Oggi ….l’unica industria prospera in Argentina è quella del cinema. Credo che Buenos Aires sia la città al mondo con la più alta concentrazione di registi per metro quadro (Carlos Sorin).
Una cinematografia che riesce a confrontarsi con l’avvento della democrazia e a interrogarsi sul doloroso passato di sangue e torture e che produce un’ondata di nuovi registi (Lisandro Alonso, Daniel Burman, Israel Adrián Gaetano, Lucrecia Martel, Martin Rejtman, Bruno Stagnaro, Pablo Trapero…), un’ondata
passata attraverso la devastante crisi economica del 2001 e che risente ancora delle ferite aperte degli anni della dittatura militare dal 1976 al 1983 e della tragedia dei desaparecidos… dimostra la sua vitalità attraverso storie raccontate con semplicità, ma con grande intensità e forza, e forse il filo rosso che lega molte di queste opere è che il nuovo cinema ha un senso di contemporaneità che prima non esisteva e un dinamismo che viene proprio dal poter raccontare con maggior libertà la quotidianità del paese (Alessandro Cuk).

Il Festival di Pesaro ha dedicato alla cinematografia argentina la sua 42a edizione, recentemente al Museo nazionale del cinema a Torino e alla Sala Trevi di Roma (Cineteca nazionale) è stata presentata una rassegna della migliore produzione di un Paese massimamente importante nel campo della produzione filmica (lo dimostrano i vari riconoscimenti internazionali): da La storia ufficiale sulla sanguinaria dittatura di Videla (1985, vincitore tra l’altro dell’Oscar) di Luis Puenzo a XXY, un inno alla libertà individuale e al diritto di scegliere la propria sessualità (2007, premiato alla Settimana della critica a Cannes) diretto dalla figlia di Luis, Lucia Puenzo.

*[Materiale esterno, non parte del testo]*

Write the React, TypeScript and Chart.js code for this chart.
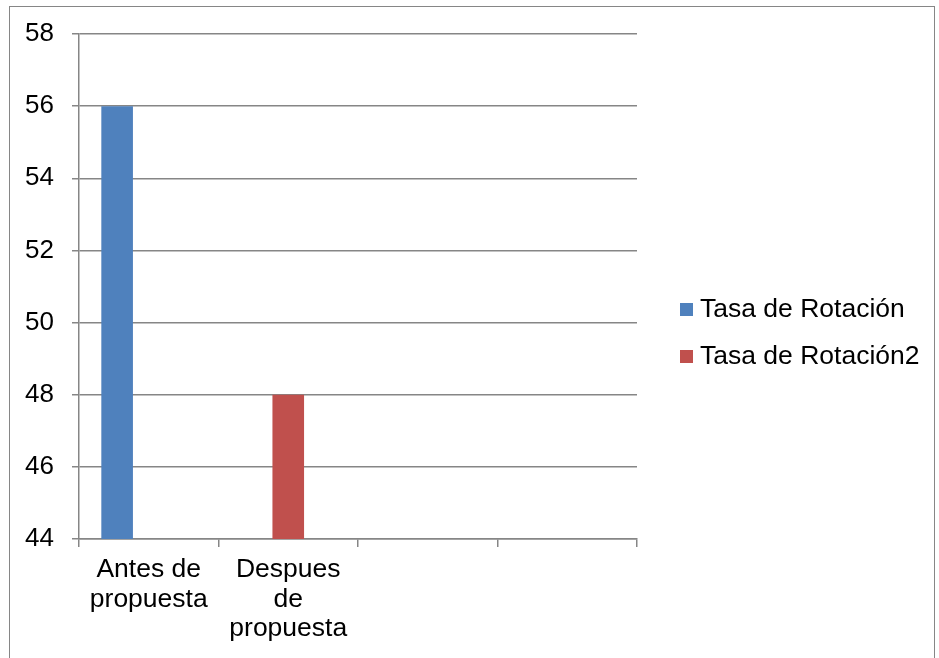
import { useEffect, useRef } from 'react';
import { Chart, registerables } from 'chart.js';

Chart.register(...registerables);

// Categories on the x axis (multi-line labels), two trailing empty slots
const categories: (string | string[])[] = [
  ['Antes de', 'propuesta'],
  ['Despues', 'de', 'propuesta'],
  '',
  '',
];

// Series names and values
const seriesNames = ['Tasa de Rotación', 'Tasa de Rotación2', ''];
const antesValues = [56, null, null, null];
const despuesValues = [null, 48, null, null];
const spareValues = [null, null, null, null];
const seriesColors = ['#4F81BD', '#C0504D', '#9BBB59'];

// Value axis range
const yMin = 44;
const yMax = 58;
const yStep = 2;

const FONT = '"Liberation Sans", Arial, Helvetica, sans-serif';
const GRAY = '#868686';

// Legend drawn to the right of the plot area, one row per named series
const sideLegend = {
  id: 'sideLegend',
  afterDraw(chart: any) {
    const { ctx, chartArea } = chart;
    const x0 = chartArea.right + 43;
    const y0 = (chartArea.top + chartArea.bottom) / 2 + 23.5;
    ctx.save();
    ctx.font = `26.5px ${FONT}`;
    ctx.textBaseline = 'middle';
    ctx.textAlign = 'left';
    let row = 0;
    chart.data.datasets.forEach((ds: any) => {
      if (!ds.label) return;
      const y = y0 + row * 47;
      ctx.fillStyle = ds.backgroundColor;
      ctx.fillRect(x0, y - 7, 13, 13);
      ctx.fillStyle = '#000';
      ctx.fillText(ds.label, x0 + 20, y);
      row++;
    });
    ctx.restore();
  },
};

export default function App() {
  const canvasRef = useRef<HTMLCanvasElement | null>(null);

  useEffect(() => {
    if (!canvasRef.current) return;
    const values = [antesValues, despuesValues, spareValues];
    const chart = new Chart(canvasRef.current, {
      type: 'bar',
      data: {
        labels: categories,
        datasets: values.map((v, i) => ({
          label: seriesNames[i],
          data: v,
          backgroundColor: seriesColors[i],
          borderWidth: 0,
          barPercentage: 1,
          categoryPercentage: 0.68,
        })),
      },
      options: {
        responsive: false,
        animation: false,
        layout: { padding: { top: 34, right: 302, left: 0, bottom: 0 } },
        plugins: {
          legend: { display: false },
          tooltip: { enabled: false },
        },
        scales: {
          x: {
            grid: {
              display: true,
              drawOnChartArea: false,
              drawTicks: true,
              tickLength: 8,
              color: GRAY,
              lineWidth: 1.5,
              offset: true,
            },
            border: { color: GRAY, width: 1.5 },
            ticks: {
              color: '#000',
              font: { family: FONT, size: 26.5, lineHeight: 1.113 },
              padding: 8,
              maxRotation: 0,
              minRotation: 0,
              autoSkip: false,
            },
            afterFit(scale: any) {
              scale.height = 119;
            },
          },
          y: {
            min: yMin,
            max: yMax,
            ticks: {
              stepSize: yStep,
              padding: 18,
              color: '#000',
              font: { family: FONT, size: 26 },
            },
            grid: { color: GRAY, lineWidth: 1.5, tickLength: 7 },
            border: { color: GRAY, width: 1.5 },
            afterFit(scale: any) {
              scale.width = 79;
            },
          },
        },
      },
      plugins: [sideLegend],
    });
    return () => chart.destroy();
  }, []);

  return (
    <div style={{ position: 'fixed', left: 0, top: 0, width: 939, height: 658, background: '#fff', overflow: 'hidden' }}>
      <div
        style={{
          position: 'absolute',
          left: 9,
          top: 6,
          width: 926,
          height: 700,
          border: `1px solid ${GRAY}`,
          boxSizing: 'border-box',
        }}
      />
      <canvas ref={canvasRef} width={939} height={658} style={{ position: 'absolute', left: 0, top: 0 }} />
    </div>
  );
}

Da sottolineare che il nuovo cinema argentino, così ricco di idee, è più apprezzato all’estero che in patria (non c’è festival cinematografico degli ultimi anni che non ospiti in concorso una o più pellicole argentine). E’ vero che in Argentina vi è una superproduzione (escono 4-5 film nazionali a settimana): ma il pubblico tende a disertare le sale dove si proiettano opere argentine (ogni anno i campioni d’incasso sono sempre pellicole USA). La superproduzione è dovuta sia al boom delle scuole di cinema (scuole che ora contano oltre 10.000 studenti) sia (soprattutto) alle elargizioni a pioggia dell’Incaa (Istituto Naciònal de Cine y Artes).